The fascination for me is that ... it is too real.

Shitty people behaving in shitty ways enabled by their insane wealth to be uninhibited or constrained in any way.

Soap or not ... this is the banality of the rich and powerful.

In the same way that Silicon Valley (by Mike Judge) had to tone it down because actual reality would not have been believed, Succession has to tone it down because those with no exposure to that world would just not believe the banality of that reality of extreme wealth.
posted by MacD at 9:17 PM on September 21, 2021 [2 favorites]


Some presser quotes:
  • Jeremy Strong quoted Carl Jung — "Where love is absent, power fills the vacuum" — in how he approaches Kendall.
  • Matthew Macfadyen wonders if wealth is the corrosive element in the Roys or just plain dysfunction?
  • Keiran Culkin says he never even considers the fact that the Roys are wealthy as wealth is all Roman knows.
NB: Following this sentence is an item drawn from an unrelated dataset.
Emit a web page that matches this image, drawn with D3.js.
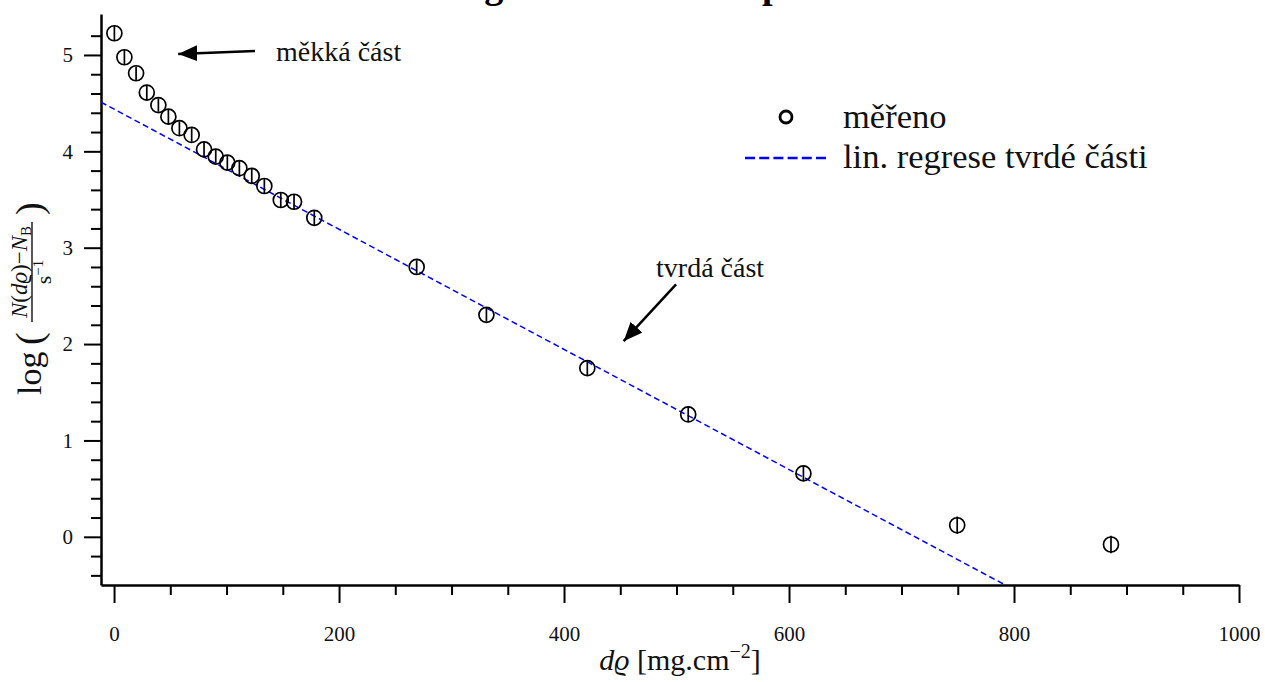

Armstrong adds that makes sense as the Gregs and Toms of the world would notice the wealth.
(source)
posted by Klipspringer at 10:56 AM on September 22, 2021 [1 favorite]


I can see why the writers went for the Edinburgh football teams rather than the Dundonian ones. There’s a clarity to Hearts not being Hibs that isn’t there with Dundee/Dundee Utd.

Anyway, it’s my only silly gripe with this show and not all all important!